Exercise: Reproduce the listing below without changes, except that pictures are left out.

start

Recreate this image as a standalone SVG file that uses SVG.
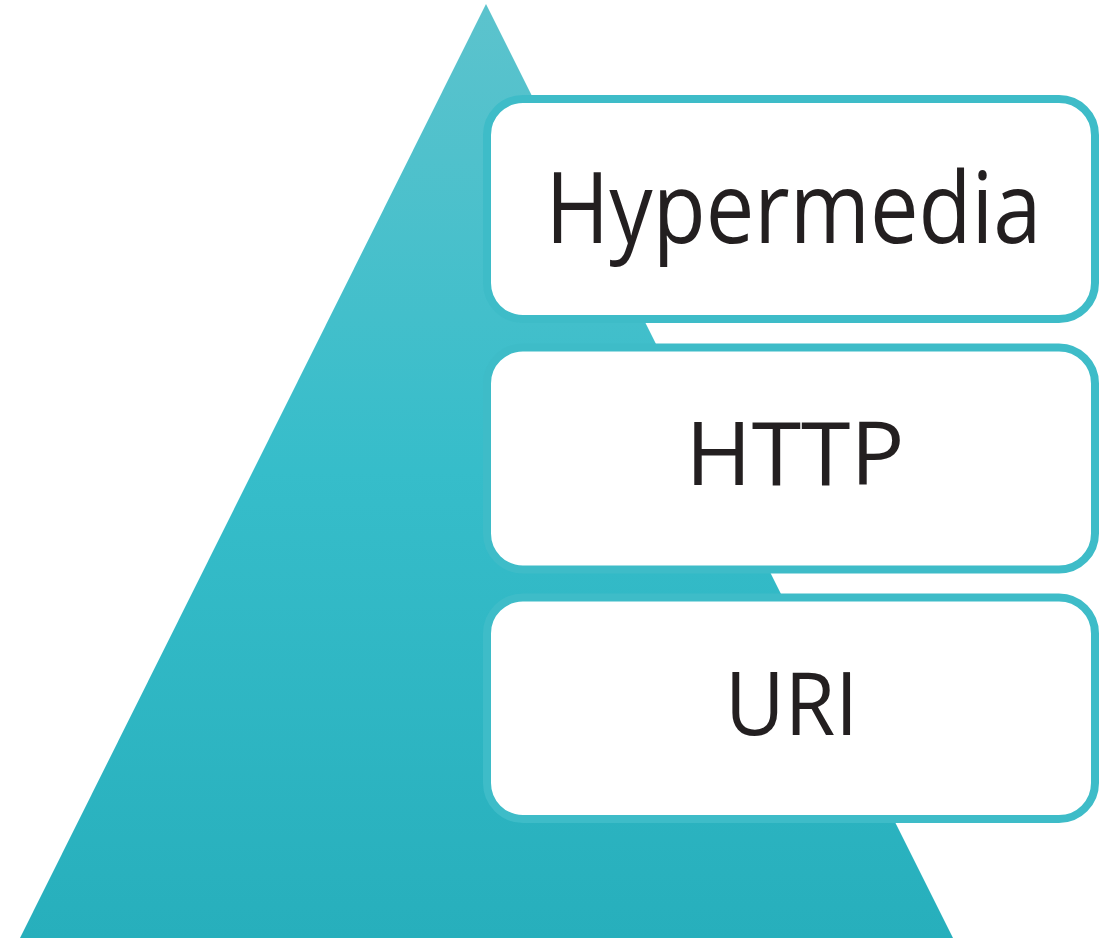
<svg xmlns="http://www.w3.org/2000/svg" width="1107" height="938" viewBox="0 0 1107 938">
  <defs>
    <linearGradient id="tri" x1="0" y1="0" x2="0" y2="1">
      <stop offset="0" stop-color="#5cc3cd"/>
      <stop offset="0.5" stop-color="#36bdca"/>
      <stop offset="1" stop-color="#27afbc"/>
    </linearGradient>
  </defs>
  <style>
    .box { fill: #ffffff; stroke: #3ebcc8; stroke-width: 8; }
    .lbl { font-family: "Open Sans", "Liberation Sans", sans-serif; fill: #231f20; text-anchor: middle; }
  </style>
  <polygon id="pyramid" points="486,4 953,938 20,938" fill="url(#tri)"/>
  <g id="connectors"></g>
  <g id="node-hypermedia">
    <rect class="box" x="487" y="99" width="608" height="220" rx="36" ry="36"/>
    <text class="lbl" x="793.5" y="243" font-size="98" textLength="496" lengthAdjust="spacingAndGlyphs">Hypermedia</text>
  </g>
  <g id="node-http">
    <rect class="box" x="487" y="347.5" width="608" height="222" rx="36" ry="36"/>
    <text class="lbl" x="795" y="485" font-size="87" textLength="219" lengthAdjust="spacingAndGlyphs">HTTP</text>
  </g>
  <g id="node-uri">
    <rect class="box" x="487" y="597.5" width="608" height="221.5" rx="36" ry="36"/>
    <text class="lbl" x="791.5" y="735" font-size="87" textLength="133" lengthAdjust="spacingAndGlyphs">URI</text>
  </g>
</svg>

end

Correct answer:
Recreate this image as a standalone SVG file that uses SVG.
<svg xmlns="http://www.w3.org/2000/svg" width="1107" height="938" viewBox="0 0 1107 938">
  <defs>
    <linearGradient id="tri" x1="0" y1="0" x2="0" y2="1">
      <stop offset="0" stop-color="#5cc3cd"/>
      <stop offset="0.5" stop-color="#36bdca"/>
      <stop offset="1" stop-color="#27afbc"/>
    </linearGradient>
  </defs>
  <style>
    .box { fill: #ffffff; stroke: #3ebcc8; stroke-width: 8; }
    .lbl { font-family: "Open Sans", "Liberation Sans", sans-serif; fill: #231f20; text-anchor: middle; }
  </style>
  <polygon id="pyramid" points="486,4 953,938 20,938" fill="url(#tri)"/>
  <g id="connectors"></g>
  <g id="node-hypermedia">
    <rect class="box" x="487" y="99" width="608" height="220" rx="36" ry="36"/>
    <text class="lbl" x="793.5" y="243" font-size="98" textLength="496" lengthAdjust="spacingAndGlyphs">Hypermedia</text>
  </g>
  <g id="node-http">
    <rect class="box" x="487" y="347.5" width="608" height="222" rx="36" ry="36"/>
    <text class="lbl" x="795" y="485" font-size="87" textLength="219" lengthAdjust="spacingAndGlyphs">HTTP</text>
  </g>
  <g id="node-uri">
    <rect class="box" x="487" y="597.5" width="608" height="221.5" rx="36" ry="36"/>
    <text class="lbl" x="791.5" y="735" font-size="87" textLength="133" lengthAdjust="spacingAndGlyphs">URI</text>
  </g>
</svg>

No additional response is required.